Oh, those long, intimate evenings! Twenty people were in the big, fire-lit family room, perhaps, storm outside and flames roaring merrily in the chimney. But they two, with a special candle on Ann’s little sewing-table, were outside the circle of murmurous talk and laughter, the pale gold head and the raven one close together over the hard-and-fast rules of the text book! Lincoln loved her then, unconsciously, must have loved her from the first, but he was incapable of a dishonourable thought, and Ann’s heart was all McNeill’s.

After Mr. Rutledge sold the mill and tavern in 1833 and moved to a farm, Lincoln lived much of the time at Squire Bowling Green’s, on a farm a half-mile north of the town, under the brow of the bluff. The jovial squire was a justice of the peace, a sort of local Solomon whose decisions were based on common sense and essential justice, rather than on the law or evidence. He had a copy of the Statutes of Illinois that Lincoln was going through. William G. Greene was there, too, much of the time, although he was in no way related to the Squire. This most intimate friend of Lincoln’s among the young men of New Salem was preparing to go to college. Aunt Nancy Green adored Lincoln, and said he paid his board twice over in human kindness and pure fun. Here he made his home most of the time until he went away to Springfield to practise law. It was while he was living at Squire Green’s, in the spring of 1834, that John McNeill suddenly sold his store and left for his old home, indefinitely “back East.” The event turned all Lincoln’s current of thought and purposes into new and deeper channels.
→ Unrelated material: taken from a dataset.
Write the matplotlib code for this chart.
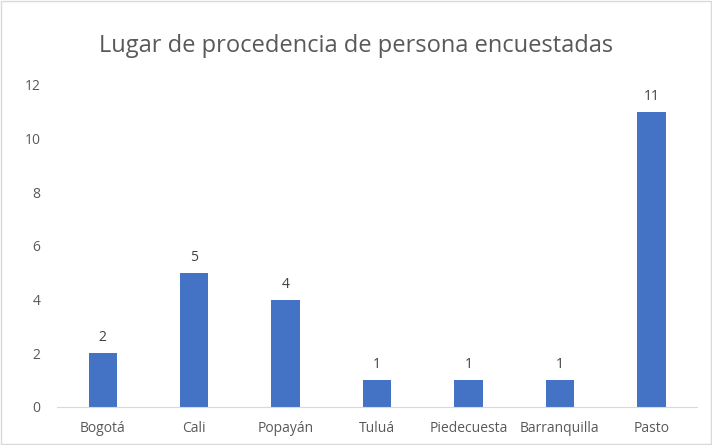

The reason McNeill gave was that he wanted to bring his old father and mother out West to care for them on his farm. When he returned he and Ann were to be married. It was a long journey, not without its perils—first across to Vincennes, Indiana, down the Wabash and up the Ohio to Pittsburg, then over the Alleghanies into New York State. It would be weeks between letters, a year at least before he could return. Many said openly that a man who was worth twelve thousand dollars, like John McNeill, could have his parents brought to him. What Ann thought no one ever knew. If she was hurt, she hid it in her loyal heart, not cherishing it against him, and James Rutledge did not object. Of a race in which honour and chivalry were traditions, it could not have occurred to him that any man lived so base as to break faith with his beloved daughter.

So Ann packed John McNeill’s saddle-bags, putting in every little comfort her loving heart could think of or her industrious fingers contrive, stepped up on the toe of her lover’s riding-boot to kiss him good-bye, then bade him God-speed and watched him ride away, not knowing that he was riding out of her life.

From a fresco painting in the State House, Springfield, Illinois.

Main Street of New Salem, Illinois.

Where Lincoln was postmaster, store clerk, politician and law-student.

Lincoln was the New Salem postmaster. In his journeys about the country—surveying, working in the harvest field, electioneering—he carried the mail of such farms as he passed in his hat or his saddle-bags. The pioneer postmaster was the confidant of those he served, in the absence of ministers and doctors. People read to him the letters they received, complained of neglect, demanded of him sympathy in their private joys and sorrows. And so it was he came close to the grief of Ann Rutledge.